Your math is a bit in-depth for me to go through in short order but I can provide a simple example:

poisson_growth <- custom_family(
  "poisson_growth", dpars = c("mu","mudev", "sigmadev"),
  links = c("identity","identity", "identity"), lb = c(0,NA, NA),
  type = "int", vars = "vreal1[n]"
)
stan_funs <- "
  real poisson_growth_lpmf(int y, real mu,real mudev, real temp_sigmadev, real time) {
real sigmadev = exp(temp_sigmadev) ; # **here I apply a link function of my choosing to sigmadev before utilising it in the loglikelihood**
    return y*log(mu)+y*log_diff_exp(lognormal_lccdf(time-1|mudev,sigmadev),lognormal_lccdf(time|mudev,sigmadev))-mu-log_rising_factorial(1,y); # this is the expansion of log of the PMF for poisson. I was hoping to improve my model performance by manually writing it out
  }
  
# now create some test data 
stanvars <- stanvar(scode = stan_funs, block = "functions")

mu = 1
sigma = 1
lambda_mu = log(50)
lambda_sigma = 0.5
nind = 10
max_t=20
n_incept = 10
base_lambda=data.frame(row=1:(n_incept*nind),inception=rep(c(1:n_incept),nind),industry=row %/% nind,base_l=rlnorm(nind*n_incept,lambda_mu,lambda_sigma))

n = nind*max_t*n_incept
trend = 0.3
intercept=0
test_data = data.frame(row = 1:n) %>%mutate(t = rep(c(1:max_t),n/max_t),industry = ((row-1) %% (max_t*nind))%/% max_t +1, inception = (row-1) %/% (max_t*nind), exposure = rep(1,n))%>% left_join(base_lambda, by = c("inception","industry")) %>% mutate(count = rpois(n,(base_l+trend*inception+intercept)*exposure*(plnorm(t,mu,sigma)-plnorm(t-1,mu,sigma))))

# now run the model
fit2 <- brm(
  bf(count | vreal(t) ~ log(1+exp( ((const*lambdasigma+lambdamu)+trend*inception) * exposure))
     ,const ~ (1|industry) + (1|inception)
     ,lambdasigma + lambdamu + trend~ 1
     ,nl=TRUE
  )
  , data = test_data
  , family = poisson_growth
  , stanvars = stanvars
  , prior = c(
      prior(normal(0,1),nlpar = "const")
      ,prior(normal(0,1),nlpar = "lambdasigma")
      ,prior(normal(1,1),nlpar = "lambdamu")
      ,prior(normal(0,1),class = "mudev")
      ,prior(normal(0,1),class = "sigmadev")
      ,prior(normal(0,1),nlpar = "trend")
  )
  ,chains=4
  ,iter=1e4
  ,thin=10
  ,control=list(max_treedepth=50)
)

"

So, inside the custom function poisson_growth_lpmf() I have defined a custom link for the sigma (a trivial exponential in this case). In your case the link function seems to be the exposure times the logistic transform of your parameter, but I can’t easily write it out for you without revising the survival model method you are using. I note that you might also be making use of the vreal() component. You would be using vreal(exposure) to pass the exposure to the custom loglikelihood function.
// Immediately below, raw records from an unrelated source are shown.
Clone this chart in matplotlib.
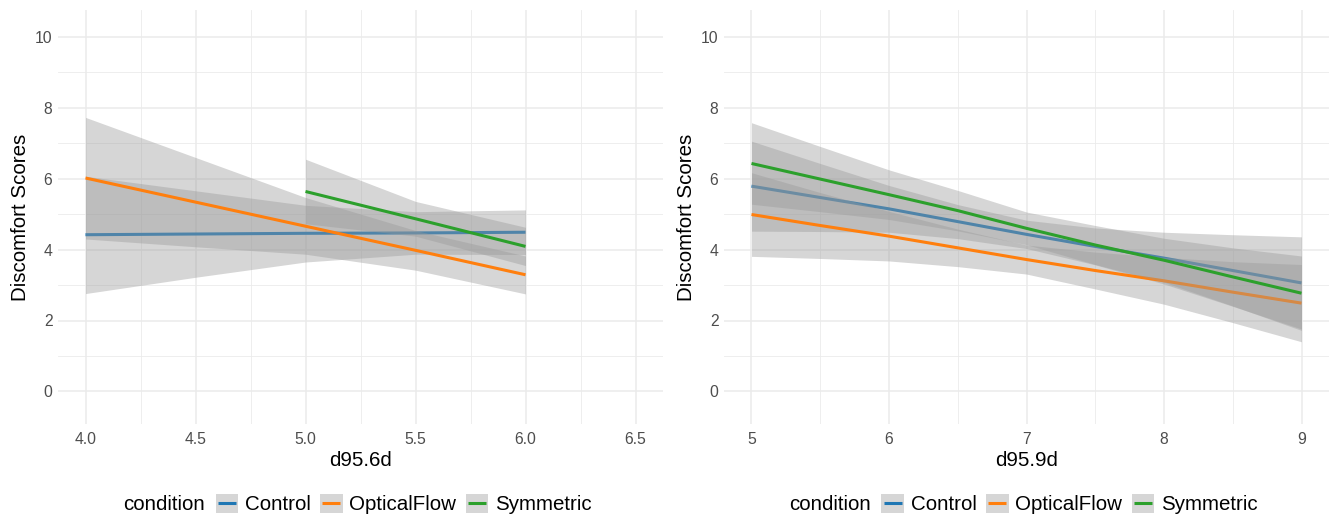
import numpy as np
import matplotlib
matplotlib.use("Agg")
from matplotlib import pyplot as plt
from matplotlib.patches import Rectangle
from matplotlib.lines import Line2D
from matplotlib.legend_handler import HandlerBase

plt.rcParams['font.family'] = ['Liberation Sans', 'DejaVu Sans']

conditions = ["Control", "OpticalFlow", "Symmetric"]
colors = {"Control": "#1f77b4", "OpticalFlow": "#ff7f0e", "Symmetric": "#2ca02c"}

# left panel: d95.6d
x6_ctrl = [4.0, 4.5, 5.0, 5.5, 6.0]
fit6_ctrl = [4.42, 4.44, 4.46, 4.47, 4.49]
lo6_ctrl = [2.76, 3.22, 3.65, 3.87, 3.86]
hi6_ctrl = [6.07, 5.66, 5.25, 5.07, 5.12]

x6_of = [4.0, 4.5, 5.0, 5.5, 6.0]
fit6_of = [6.02, 5.34, 4.66, 3.98, 3.29]
lo6_of = [4.30, 4.08, 3.87, 3.42, 2.75]
hi6_of = [7.73, 6.60, 5.47, 4.54, 3.82]

x6_sym = [5.0, 5.5, 6.0]
fit6_sym = [5.64, 4.87, 4.09]
lo6_sym = [4.73, 4.38, 3.55]
hi6_sym = [6.55, 5.36, 4.63]

# right panel: d95.9d
x9 = [5.0, 5.5, 6.0, 6.5, 7.0, 7.5, 8.0, 8.5, 9.0]
fit9_ctrl = [5.79, 5.47, 5.15, 4.79, 4.43, 4.09, 3.76, 3.41, 3.06]
lo9_ctrl = [4.52, 4.51, 4.49, 4.31, 4.03, 3.57, 3.03, 2.40, 1.76]
hi9_ctrl = [7.06, 6.43, 5.81, 5.27, 4.83, 4.61, 4.49, 4.42, 4.36]

fit9_of = [4.99, 4.68, 4.38, 4.05, 3.72, 3.41, 3.12, 2.80, 2.49]
lo9_of = [3.81, 3.75, 3.68, 3.52, 3.31, 2.89, 2.46, 1.94, 1.40]
hi9_of = [6.17, 5.61, 5.08, 4.58, 4.13, 3.93, 3.78, 3.66, 3.58]

fit9_sym = [6.43, 5.99, 5.55, 5.10, 4.60, 4.13, 3.70, 3.23, 2.77]
lo9_sym = [5.28, 5.07, 4.85, 4.53, 4.14, 3.58, 3.08, 2.41, 1.72]
hi9_sym = [7.58, 6.91, 6.25, 5.67, 5.06, 4.68, 4.32, 4.05, 3.82]

panels = [
    {"xlabel": "d95.6d", "xlim": (3.875, 6.625),
     "xticks": [4.0, 4.5, 5.0, 5.5, 6.0, 6.5], "xfmt": "%.1f",
     "xminor": [4.25, 4.75, 5.25, 5.75, 6.25],
     "series": [(x6_ctrl, fit6_ctrl, lo6_ctrl, hi6_ctrl),
                (x6_of, fit6_of, lo6_of, hi6_of),
                (x6_sym, fit6_sym, lo6_sym, hi6_sym)]},
    {"xlabel": "d95.9d", "xlim": (4.8, 9.2),
     "xticks": [5, 6, 7, 8, 9], "xfmt": "%d",
     "xminor": [5.5, 6.5, 7.5, 8.5],
     "series": [(x9, fit9_ctrl, lo9_ctrl, hi9_ctrl),
                (x9, fit9_of, lo9_of, hi9_of),
                (x9, fit9_sym, lo9_sym, hi9_sym)]},
]


class KeyHandler(HandlerBase):
    def create_artists(self, legend, orig_handle, xdescent, ydescent,
                       width, height, fontsize, trans):
        box = Rectangle((-xdescent, -ydescent), width, height,
                        facecolor="#d6d6d6", edgecolor="none", transform=trans)
        ln = Line2D([-xdescent + 0.1 * width, -xdescent + 0.9 * width],
                    [-ydescent + height / 2] * 2, color=orig_handle.get_color(),
                    lw=2.2, solid_capstyle="butt", transform=trans)
        return [box, ln]


fig = plt.figure(figsize=(13.29, 5.14), dpi=100)
axes_left = [58 / 1329, 724 / 1329]

for n, p in enumerate(panels):
    ax = fig.add_axes([axes_left[n], 1 - 424 / 514, 605 / 1329, 414 / 514])
    handles = []
    for i, (cond, (xs, fit, lo, hi)) in enumerate(zip(conditions, p["series"])):
        ax.fill_between(xs, lo, hi, color="#999999", alpha=0.4, linewidth=0,
                        zorder=3 + 2 * i)
        h, = ax.plot(xs, fit, color=colors[cond], lw=2.2,
                     solid_capstyle="butt", zorder=4 + 2 * i)
        handles.append(h)

    ax.set_xlim(*p["xlim"])
    ax.set_ylim(-0.92, 10.76)
    ax.set_xticks(p["xticks"])
    ax.set_xticklabels([p["xfmt"] % v for v in p["xticks"]])
    ax.set_xticks(p["xminor"], minor=True)
    ax.set_yticks([0, 2, 4, 6, 8, 10])
    ax.set_yticks([1, 3, 5, 7, 9], minor=True)
    ax.grid(True, which="major", color="#ebebeb", lw=1.1)
    ax.grid(True, which="minor", color="#ebebeb", lw=0.6)
    ax.set_axisbelow(True)
    for s in ax.spines.values():
        s.set_visible(False)
    ax.tick_params(which="both", length=0, labelsize=11.3, labelcolor="#4d4d4d")
    ax.tick_params(axis="x", pad=6)
    ax.tick_params(axis="y", pad=4)
    ax.set_xlabel(p["xlabel"], fontsize=14.8, labelpad=3)
    ax.set_ylabel("Discomfort Scores", fontsize=14.8)
    ax.yaxis.set_label_coords(-0.046, 0.5)

    # legend at the bottom, title on the left
    xc = axes_left[n] + 605 / 1329 / 2
    fig.text(xc - 237 / 1329, 1 - 504 / 514, "condition", fontsize=14.8,
             ha="left", va="center")
    fig.legend(handles, conditions, loc="center left",
               bbox_to_anchor=(xc - 145 / 1329, 1 - 504 / 514),
               ncol=3, frameon=False, fontsize=14.8, borderpad=0,
               handlelength=1.1, handleheight=1.05, handletextpad=0.33,
               columnspacing=0.45, borderaxespad=0,
               handler_map={Line2D: KeyHandler()})

fig.savefig("out.png", dpi=100)
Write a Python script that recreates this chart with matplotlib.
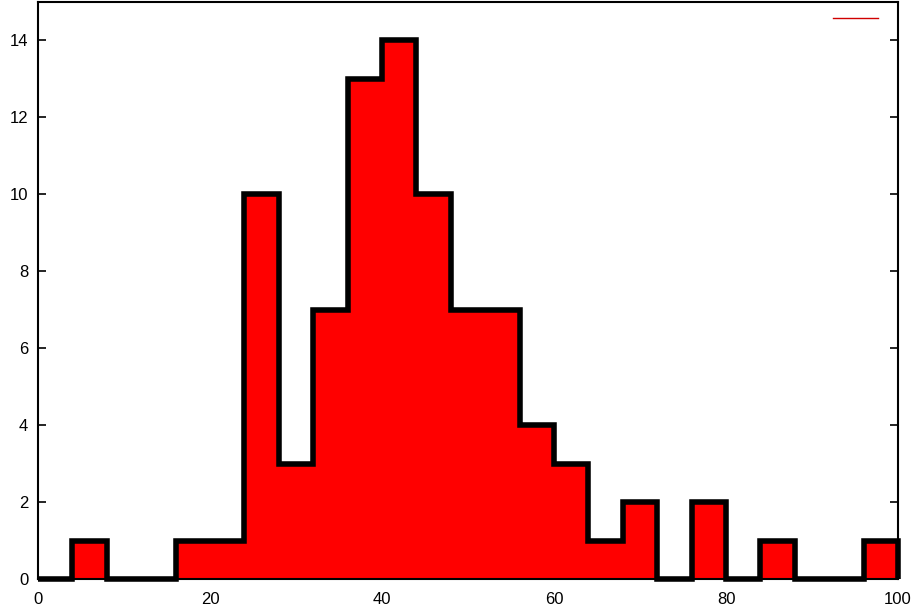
import matplotlib
matplotlib.use('Agg')
import matplotlib.pyplot as plt
import numpy as np

bin_edges = list(range(0, 104, 4))
counts = [0, 1, 0, 0, 1, 1, 10, 3, 7, 13, 14, 10, 7, 7, 4, 3, 1, 2, 0, 2, 0, 1, 0, 0, 1]
x_ticks = [0, 20, 40, 60, 80, 100]
y_ticks = [0, 2, 4, 6, 8, 10, 12, 14]


def main():
    plt.rcParams['font.family'] = ['Liberation Sans', 'DejaVu Sans']
    fig = plt.figure(figsize=(9.18, 6.12), dpi=100)
    ax = fig.add_axes([38 / 918, 33 / 612, 860 / 918, 577 / 612])

    edges = np.array(bin_edges)
    vals = np.array(counts)
    ax.stairs(vals, edges, fill=True, color='#ff0000', zorder=2)
    ax.stairs(vals, edges, baseline=0, color='black', linewidth=4,
              zorder=3, clip_on=False)

    # empty legend entry like gnuplot's
    ax.plot([], [], color='#d00000', linewidth=1, label=' ')
    ax.legend(loc='upper right', frameon=False, handlelength=3.3,
              bbox_to_anchor=(1.006, 1.0), borderaxespad=0.3)

    ax.set_xlim(0, 100)
    ax.set_ylim(0, 15)
    ax.set_xticks(x_ticks)
    ax.set_yticks(y_ticks)
    ax.tick_params(axis='x', length=0, labelsize=12, pad=9)
    ax.tick_params(axis='y', direction='in', length=6, width=1.2,
                   right=True, labelsize=12, pad=7)
    for s in ax.spines.values():
        s.set_linewidth(1.5)

    fig.savefig('out.png', dpi=100)


if __name__ == '__main__':
    main()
Let me know if this helps or if you need more.

I like using generalized nonlinear models for scenarios like this.

mod.1 <- brm(bf(survival ~ (1+exp(-eta))^(-exposure),
                eta ~ nest_height + (1|nest_id),
             data = dat, nl = TRUE,
             family = bernoulli(link="identity"))

Hi nelsjohnson, thanks for your answer. When I try implement it I get the error:
Error: Expecting a single value when fixing parameter 'data.nest_id'.

I don’t know what causes that error. Try moving the data = dat argument to outside the bf function

Just to add to this topic; I get the same error fitting a hurdle model that ran error-free on simulated data a few weeks ago:

model1 <- brm(bf(DV ~ 0 + Intercept + IV1 + IV2 + (0 + Intercept | PID), 
                 hu ~ 0 + Intercept + IV1 + IV2 + (0 + Intercept | PID), 
                 data = data, family = hurdle_poisson(),
                 prior = priors1,  sample_prior = TRUE))

Error: Expecting a single value when fixing parameter ‘data.PID’.

The model won’t run when I move the data = data argument outside the bf function.

Would be great if somebody has any insight what suddenly causes this error.